It’s hard to know what a cassowary egg looks like when the male guarding it round-the-clock is considered one of the world’s most dangerous birds.
However thousands of people following USC Australia’s Twitter account have this week learned that cassowary eggs are a shade of green that would even impress Dr Seuss fans.
Five eggs will be used by USC researcher Clancy Hall to determine the genetic sex of chicks before they hatch, in the hope of supporting more sustainable breeding programs aimed at restoring endangered Southern Cassowary and threatened Coastal Emu numbers in the wild.
First, she tested her “candling” technique on the notoriously thick and opaque shells of emus, by shining a light through a carefully sanded section of egg to take DNA samples. Now she’s trying it on the almost equally large cassowary egg in the 50-day window before they hatch.
“There’s only a handful of pigments present in bird eggs and I think the cassowary has the most brilliant in colour,” said Ms Hall, a PhD Ecology student supervised by Lecturer in Animal Ecology Dr Dominique Potvin.
“I don’t think it is common knowledge that their eggs are a such a chartreuse green. When they are incubating, the males sit tightly and rarely leave them unattended. When approached, they are fiercely protective and formidable, using a 12cm-long middle claw to inflict damage on predators,” Ms Hall said.
A photo, taken by a scientific colleague, of the current clutch of eggs has attracted more than 800 retweets on Twitter, with many comparing them to the iconic eggs from the Game of Thrones TV series.
The cassowary is the world’s third tallest bird (up to 1.8m) and second heaviest at up to 85kg. Believed to be one of the closest living relatives of dinosaurs, it can jump up to two metres high. It is considered a keystone species because it scatters the seeds of fruits across the rainforest floor.
“By learning the gender of emus or cassowary ahead of time, we are able to ethically hatch a desired sex,” Ms Hall said. “This will help maintain sustainable captive breeding populations to act as insurance for their wild counterparts.

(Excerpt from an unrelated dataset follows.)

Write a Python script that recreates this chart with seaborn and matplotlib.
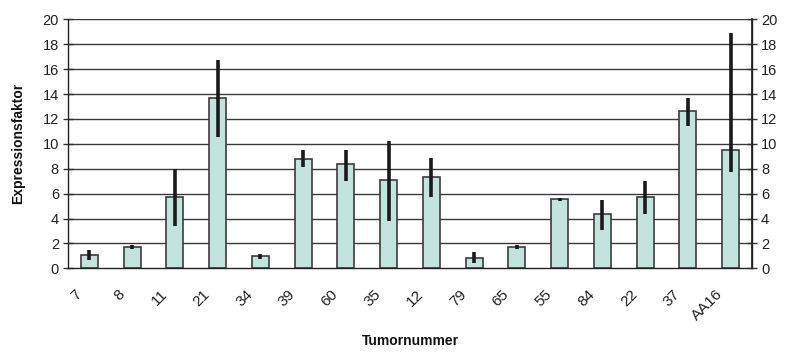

“For instance, there are only 40 to 100 Coastal Emus in Central and Northern New South Wales, so this technique could help build a robust captive insurance population to later return to improved areas of wild habitat.”
“For instance, we know the breeding success of captive cassowary improves significantly when females can choose between two males. This technique would allow managers to strategically build a population that gave more males this opportunity,” Ms Hall said.